Belfast Telegraph

Monday 24 November 2014

Protest calls for arms trade treaty

Students from around the UK lie on the ground during an Amnesty International 'die-in' protest, to illustrate the impact of the poorly regulated arms trade, at Amnesty International Human Rights Action Centre in central London. PRESS ASSOCIATION Photo. Picture date: Saturday March 2, 2013. Photo credit should read: Yui Mok/PA Wire
Students from around the UK lie on the ground during an Amnesty International 'die-in' protest, to illustrate the impact of the poorly regulated arms trade, at Amnesty International Human Rights Action Centre in central London. PRESS ASSOCIATION Photo. Picture date: Saturday March 2, 2013. Photo credit should read: Yui Mok/PA Wire

Students from around the UK have gathered in London to call for an effective arms trade treaty.

Around 100 people staged a protest in which they pretended to die, to illustrate the 1,500 deaths which Amnesty International claims are caused by weapons each day.

They urged the Government to lead the call for an effective arms trade treaty at a United Nations (UN) conference in New York on March 18.

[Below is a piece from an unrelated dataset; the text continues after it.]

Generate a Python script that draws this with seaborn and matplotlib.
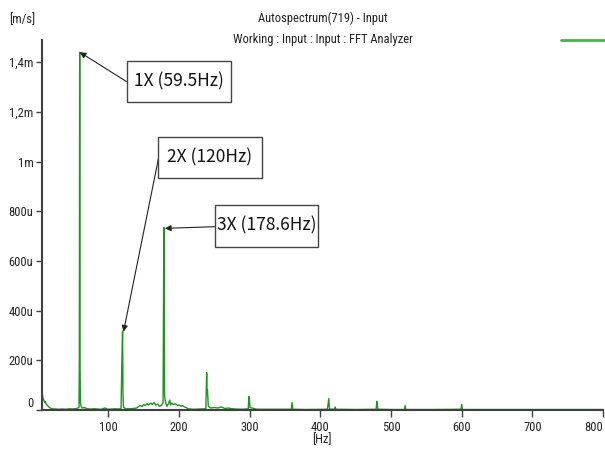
import numpy as np
import pandas as pd
import matplotlib
matplotlib.use("Agg")
import matplotlib.pyplot as plt
import matplotlib.transforms as mtransforms
from matplotlib import font_manager
from matplotlib.patches import Rectangle
from matplotlib.lines import Line2D
import seaborn as sns

# ---- data (frequency in Hz, amplitude in micro m/s) ----
freq_hz = [5.75, 6.5, 7, 8, 9, 10, 11, 12, 14, 16, 18, 20, 25, 30, 35, 40, 45, 50, 55,
           58.5, 59.0, 59.5, 60.0, 60.5, 61.5, 63, 66, 70, 75, 80, 85, 90, 95, 100, 105,
           110, 115, 118, 119.6, 120.2, 120.8, 121.5, 125, 130, 135, 140, 142, 145, 148,
           150, 152, 155, 157, 160, 162, 165, 167, 170, 172, 175, 177.5, 178.6, 179.1,
           179.6, 181, 183, 185, 187, 188, 190, 192, 195, 198, 200, 203, 205, 208, 210,
           213, 220, 230, 238, 239.2, 239.7, 240.3, 241.5, 245, 250, 255, 260, 265, 270,
           275, 280, 290, 298, 299, 299.6, 300.5, 310, 330, 359, 360, 361, 380, 410, 412,
           413, 420, 421, 422, 450, 479, 480, 481, 482, 500, 519, 520, 521, 560, 599, 600,
           601, 650, 700, 750, 800]
amp_u = [80, 70, 55, 45, 38, 30, 34, 24, 18, 12, 8, 5, 4, 3, 4, 3, 5, 4, 6,
         10, 190, 1440, 200, 30, 15, 8, 10, 5, 4, 5, 4, 3, 8, 3, 4,
         5, 4, 6, 255, 318, 60, 10, 5, 5, 6, 8, 12, 18, 14,
         22, 18, 25, 20, 28, 22, 30, 20, 24, 15, 18, 30, 735, 475,
         60, 30, 15, 25, 40, 20, 28, 22, 25, 18, 20, 15, 18, 12, 10,
         5, 3, 4, 5, 150, 66, 80, 15, 8, 10, 8, 12, 6, 8,
         5, 4, 3, 5, 54, 45, 10, 3, 3, 3, 30, 3, 2, 3, 46,
         4, 3, 12, 3, 2, 3, 35, 10, 3, 2, 2, 18, 2, 2, 3, 22,
         2, 2, 2, 2, 2]

ytick_vals_u = [0, 200, 400, 600, 800, 1000, 1200, 1400]
ytick_labels = ["0", "200u", "400u", "600u", "800u", "1m", "1,2m", "1,4m"]
xtick_vals = [100, 200, 300, 400, 500, 600, 700, 800]
xtick_labels = ["100", "200", "300", "400", "500", "600", "700", "800"]

peak_labels = ["1X (59.5Hz)", "2X (120Hz)", "3X (178.6Hz)"]
peak_tips = [(59.5, 1440e-6), (121.5, 315e-6), (180.0, 731e-6)]

df = pd.DataFrame({"freq": freq_hz, "amp": np.array(amp_u) * 1e-6})

sns.set_theme(style="white")

# pick a narrow font if one is installed
names = {f.name for f in font_manager.fontManager.ttflist}
narrow_family = None
stretch = "normal"
for cand in ["Liberation Sans Narrow", "DejaVu Sans Condensed", "Roboto Condensed",
             "Open Sans Condensed"]:
    if cand in names:
        narrow_family = cand
        break
if narrow_family is None:
    cond_dv = [f for f in font_manager.fontManager.ttflist
               if f.name == "DejaVu Sans" and str(f.stretch) == "condensed"]
    if cond_dv:
        narrow_family = "DejaVu Sans"
        stretch = "condensed"
if narrow_family is None:
    narrow_family = "Noto Sans CJK KR"
plt.rcParams["font.family"] = [narrow_family, "DejaVu Sans"]
plt.rcParams["font.stretch"] = stretch

W, H = 605, 453
fig = plt.figure(figsize=(W / 100, H / 100), dpi=100)
ax = fig.add_axes([41.7 / W, 1 - 410 / H, (603 - 41.7) / W, (410 - 40) / H])

sns.lineplot(data=df, x="freq", y="amp", ax=ax, color="#1f951f", lw=1.0,
             estimator=None, sort=True)

ax.set_xlim(5.75, 800)
ax.set_ylim(0, 1489e-6)

ax.set_yticks(np.array(ytick_vals_u) * 1e-6)
ax.set_yticklabels(ytick_labels)
ax.set_xticks(xtick_vals)
ax.set_xticklabels(xtick_labels)

for s in ["top", "right"]:
    ax.spines[s].set_visible(False)
for s in ["left", "bottom"]:
    ax.spines[s].set_color("#404040")
    ax.spines[s].set_linewidth(1.5)

ax.tick_params(axis="y", direction="out", length=4, width=1, color="#404040",
               labelsize=9, pad=2, left=True)
ax.tick_params(axis="x", direction="out", length=5, width=1, color="#404040",
               labelsize=9, pad=3, bottom=True)
for lab in ax.get_yticklabels() + ax.get_xticklabels():
    lab.set_color("#222222")
ax.get_xticklabels()[-1].set_ha("right")

# shift the "0" label slightly up
zero_lab = ax.get_yticklabels()[0]
zero_lab.set_transform(zero_lab.get_transform() +
                       mtransforms.ScaledTranslation(0, 8 / 100, fig.dpi_scale_trans))

ax.set_xlabel("[Hz]", fontsize=9, labelpad=-1, color="#222222")
ax.set_ylabel("")

fig.text(22 / W, 1 - 20 / H, "[m/s]", ha="center", va="center", fontsize=9,
         color="#222222")
fig.text(323 / W, 1 - 18 / H, "Autospectrum(719) - Input", ha="center",
         va="center", fontsize=9, color="#222222")
fig.text(323 / W, 1 - 40 / H, "Working : Input : Input : FFT Analyzer",
         ha="center", va="center", fontsize=9, color="#222222")

# legend line
fig.legend(handles=[Line2D([], [], color="#4caf50", lw=2)], labels=[""],
           loc="center right", bbox_to_anchor=(604 / W, 1 - 41 / H),
           frameon=False, handlelength=3.1, handletextpad=0, borderpad=0,
           borderaxespad=0, fontsize=10)

# annotation boxes (figure pixels from top-left: x0, x1, y0, y1)
boxes = [(126.7, 230.7, 60.7, 101.7), (158.3, 261.7, 136.7, 178.3),
         (215.0, 318.3, 205.0, 246.7)]
arrow_starts = [(126.7, H - 81.7), (158.3, H - 159.3), (215.0, H - 226.7)]
for lab, tip, bx, st in zip(peak_labels, peak_tips, boxes, arrow_starts):
    x0, x1, y0, y1 = bx
    fig.add_artist(Rectangle((x0 / W, 1 - y1 / H), (x1 - x0) / W, (y1 - y0) / H,
                             transform=fig.transFigure, fc="white", ec="#444444",
                             lw=1.0, zorder=5))
    ax.annotate("", xy=tip, xycoords="data", xytext=st, textcoords="figure pixels",
                arrowprops=dict(arrowstyle="-|>", color="#222222", lw=0.8,
                                mutation_scale=9, shrinkA=0, shrinkB=0))
    fig.text((x0 + x1) / 2 / W, 1 - (y0 + y1) / 2 / H, lab, ha="center",
             va="center", fontsize=12.5, family=["Noto Sans CJK KR", "DejaVu Sans"],
             color="#111111", zorder=6)

fig.savefig("out.png", dpi=100)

David Grimason, whose two-year-old son Alistair was shot dead by a gunman who was carrying an illegal weapon at a Turkish cafe in 2003, attended the demonstration at Amnesty International's UK headquarters in London.

He said: "The treaty will try to regulate the flow of arms - the import and export between nations - to stop weapons getting into the hands of people like the man who killed my son."

Mr Grimason, 41, from Aberdeen, added: "People are living in misery. There's torture, rape and intimidation, all with weapons that are being misused.

"If governments can tidy up the arms industry, regulate it and stop reckless transfers, then we can maybe see an end to these kind of abuses."

A previous attempt to agree a treaty failed last year, but Verity Coyle, from Amnesty International, was optimistic that an agreement can be reached.

She said: "192 governments will be gathered at the UN to have a second attempt to get this groundbreaking legislation agreed.

"They faltered in July when the US blocked the treaty. But we're hopeful now that we can go ahead, fix the loopholes and create a treaty that ultimately saves lives."